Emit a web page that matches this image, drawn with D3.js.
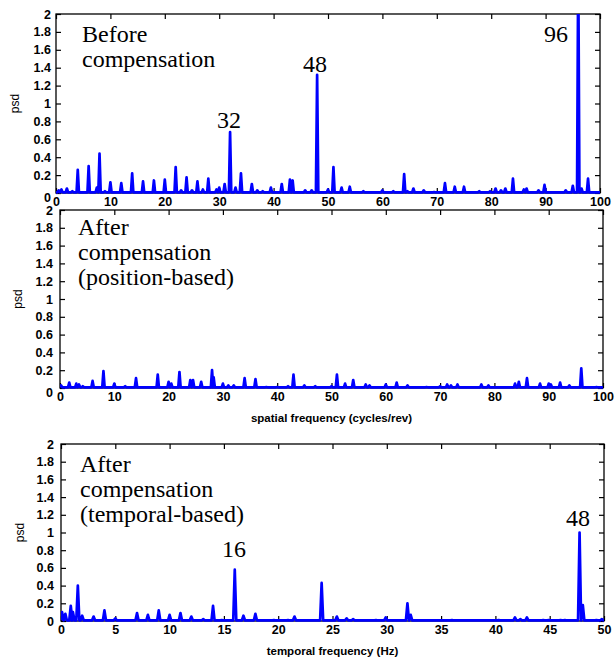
<!DOCTYPE html>
<html><head><meta charset="utf-8">
<script src="https://cdn.jsdelivr.net/npm/d3@7"></script>
<style>body{margin:0;background:#fff} svg{display:block}</style>
</head><body><svg id="c" width="615" height="660"></svg>
<script>
// ---------- data ----------
const yTicks = [0, 0.2, 0.4, 0.6, 0.8, 1, 1.2, 1.4, 1.6, 1.8, 2];
const spatialTicks = [0, 10, 20, 30, 40, 50, 60, 70, 80, 90, 100];
const temporalTicks = [0, 5, 10, 15, 20, 25, 30, 35, 40, 45, 50];
const baseLevel = 0.008;

const beforeFreq = [0.5,1,2,3,4,6,7.5,8,9,10,12,14,16,18,20,22,23,24,25,26,27,28,29.5,30,31,32,33,34,36,37,38,39.5,41.5,43,43.5,45.8,47,48,50,51,52.5,54,56.5,60,62,64,64.6,65.7,67.6,69.5,71.5,73.3,75,77.8,79.8,80.8,81.8,82.6,84,86,86.5,88.7,89.8,93.7,95,96,96.6,97.8];
const beforePsd  = [0.03,0.04,0.05,0.02,0.26,0.30,0.06,0.44,0.02,0.12,0.11,0.22,0.13,0.14,0.15,0.29,0.03,0.175,0.03,0.13,0.04,0.16,0.04,0.06,0.10,0.68,0.06,0.22,0.10,0.03,0.02,0.06,0.10,0.15,0.14,0.03,0.03,1.32,0.04,0.29,0.06,0.07,0.02,0.03,0.02,0.21,0.02,0.05,0.03,0.01,0.11,0.07,0.07,0.02,0.02,0.05,0.03,0.05,0.16,0.04,0.05,0.03,0.09,0.03,0.08,2.6,0.05,0.16];

const positionFreq = [0.2,1.7,3,3.5,4.2,6,8,10,12,14,18,20,20.5,22,24,24.5,26,28,28.3,30,31,32,34,36,38,40,42,43,45,47,50,51,52.5,54,56.3,57,60,62,64,67.5,70,71.3,72,73.2,77.6,78.9,83.8,84.5,86,88.4,90,90.4,92.1,93.8,96,98.8];
const positionPsd  = [0.03,0.06,0.05,0.04,0.02,0.08,0.19,0.05,0.02,0.11,0.15,0.07,0.05,0.18,0.09,0.09,0.07,0.20,0.12,0.05,0.03,0.03,0.11,0.10,0.01,0.01,0.02,0.15,0.03,0.02,0.02,0.15,0.05,0.09,0.04,0.03,0.04,0.06,0.03,0.01,0.02,0.04,0.03,0.04,0.04,0.03,0.05,0.07,0.11,0.05,0.05,0.04,0.06,0.03,0.22,0.01];

const temporalFreq = [0.1,0.4,0.9,1.1,1.55,1.95,3,4,5,7,8,9,10,11,12,13.1,14,14.8,16,16.8,17.9,19.6,20.9,21.5,24,25.4,26.3,26.9,29,29.9,31.9,32.2,36,40.3,41.8,42.3,42.9,44.4,44.9,46,46.4,47.75,48.05,49.3,49.8];
const temporalPsd  = [0.10,0.08,0.17,0.10,0.40,0.06,0.05,0.12,0.03,0.09,0.07,0.12,0.07,0.09,0.05,0.02,0.17,0.01,0.58,0.06,0.08,0.01,0.01,0.05,0.43,0.05,0.03,0.02,0.01,0.04,0.20,0.07,0.01,0.01,0.04,0.02,0.04,0.01,0.01,0.01,0.01,1.0,0.18,0.01,0.02];

// ---------- layout ----------
const panels = [
  {x0:56, x1:600, top:14, bottom:193, xmax:100, xticks:spatialTicks, freq:beforeFreq, psd:beforePsd, w:0.22,
   ypad:5, zeroShift:4, psdX:15, title:null,
   notes:[{t:"Before", x:82, y:42}, {t:"compensation", x:82, y:67},
          {t:"32", x:229, y:128, a:"middle"}, {t:"48", x:315, y:72, a:"middle"}, {t:"96", x:556, y:42, a:"middle"}]},
  {x0:60, x1:603, top:210, bottom:388, xmax:100, xticks:spatialTicks, freq:positionFreq, psd:positionPsd, w:0.22,
   ypad:7, zeroShift:4, psdX:18, title:{t:"spatial frequency (cycles/rev)", y:422},
   notes:[{t:"After", x:78, y:235}, {t:"compensation", x:78, y:260}, {t:"(position-based)", x:78, y:285}]},
  {x0:61, x1:604, top:444, bottom:621, xmax:50, xticks:temporalTicks, freq:temporalFreq, psd:temporalPsd, w:0.14,
   ypad:7, zeroShift:0, psdX:20, title:{t:"temporal frequency (Hz)", y:655},
   notes:[{t:"After", x:80, y:472}, {t:"compensation", x:80, y:497}, {t:"(temporal-based)", x:80, y:522},
          {t:"16", x:234, y:557, a:"middle"}, {t:"48", x:578, y:526, a:"middle"}]}
];

const svg = d3.select("#c");
const sans = "'Liberation Sans', Arial, Helvetica, sans-serif";
const serif = "'Liberation Serif', 'Times New Roman', Times, serif";

panels.forEach((p, i) => {
  const x = d3.scaleLinear().domain([0, p.xmax]).range([p.x0, p.x1]);
  const y = d3.scaleLinear().domain([0, 2]).range([p.bottom, p.top]);
  const g = svg.append("g");

  // frame
  g.append("rect").attr("x", p.x0).attr("y", p.top)
    .attr("width", p.x1 - p.x0).attr("height", p.bottom - p.top)
    .attr("fill", "none").attr("stroke", "#000").attr("stroke-width", 1.3);

  // axes with inward ticks
  const ax = g.append("g").attr("transform", `translate(0,${p.bottom})`)
    .call(d3.axisBottom(x).tickValues(p.xticks).tickFormat(d3.format("d")).tickSizeInner(-5).tickSizeOuter(0).tickPadding(4));
  const axT = g.append("g").attr("transform", `translate(0,${p.top})`)
    .call(d3.axisTop(x).tickValues(p.xticks).tickFormat("").tickSizeInner(-5).tickSizeOuter(0));
  const ay = g.append("g").attr("transform", `translate(${p.x0},0)`)
    .call(d3.axisLeft(y).tickValues(yTicks).tickFormat(d => d3.format("")(+d.toFixed(1))).tickSizeInner(-5).tickSizeOuter(0).tickPadding(p.ypad));
  const ayR = g.append("g").attr("transform", `translate(${p.x1},0)`)
    .call(d3.axisRight(y).tickValues(yTicks).tickFormat("").tickSizeInner(-5).tickSizeOuter(0));
  [ax, axT, ay, ayR].forEach(a => {
    a.select(".domain").remove();
    a.selectAll("line").attr("stroke", "#000").attr("stroke-width", 1.2);
    a.selectAll("text").attr("font-family", sans).attr("font-weight", "bold").attr("font-size", 12.5).attr("fill", "#000");
  });
  ay.selectAll(".tick").filter(d => d === 0).select("text").attr("dy", (0.32) + "em").attr("y", p.zeroShift);

  // spectrum line
  const cid = "clip" + i;
  svg.append("clipPath").attr("id", cid).append("rect")
    .attr("x", p.x0).attr("y", p.top).attr("width", p.x1 - p.x0).attr("height", p.bottom - p.top + 3);
  const pts = [[0, baseLevel]];
  p.freq.forEach((f, k) => {
    pts.push([Math.max(0, f - p.w), baseLevel], [f, p.psd[k]], [Math.min(p.xmax, f + p.w), baseLevel]);
  });
  pts.push([p.xmax, baseLevel]);
  const line = d3.line().x(d => x(d[0])).y(d => y(d[1]));
  g.append("path").datum(pts).attr("d", line).attr("clip-path", `url(#${cid})`)
    .attr("fill", "none").attr("stroke", "#0000ff").attr("stroke-width", 2.7).attr("stroke-linejoin", "round");

  // psd label
  g.append("text").attr("transform", `translate(${p.psdX + 4},${(p.top + p.bottom) / 2}) rotate(-90)`)
    .attr("text-anchor", "middle").attr("font-family", sans).attr("font-size", 12).text("psd");

  // axis title
  if (p.title) {
    g.append("text").attr("x", (p.x0 + p.x1) / 2).attr("y", p.title.y)
      .attr("text-anchor", "middle").attr("font-family", sans).attr("font-weight", "bold").attr("font-size", 11.5).text(p.title.t);
  }

  // annotations
  p.notes.forEach(n => {
    g.append("text").attr("x", n.x).attr("y", n.y).attr("text-anchor", n.a || "start")
      .attr("font-family", serif).attr("font-size", 24).attr("fill", "#000").text(n.t);
  });
});
</script></body></html>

•••••

§ EXERCISE AIM
Leave out the pictures and repeat the lines from the start of the material through the line with "const baseLevel = 0.008;", inclusive.

§ THE COMPLETED TASK
Emit a web page that matches this image, drawn with D3.js.
<!DOCTYPE html>
<html><head><meta charset="utf-8">
<script src="https://cdn.jsdelivr.net/npm/d3@7"></script>
<style>body{margin:0;background:#fff} svg{display:block}</style>
</head><body><svg id="c" width="615" height="660"></svg>
<script>
// ---------- data ----------
const yTicks = [0, 0.2, 0.4, 0.6, 0.8, 1, 1.2, 1.4, 1.6, 1.8, 2];
const spatialTicks = [0, 10, 20, 30, 40, 50, 60, 70, 80, 90, 100];
const temporalTicks = [0, 5, 10, 15, 20, 25, 30, 35, 40, 45, 50];
const baseLevel = 0.008;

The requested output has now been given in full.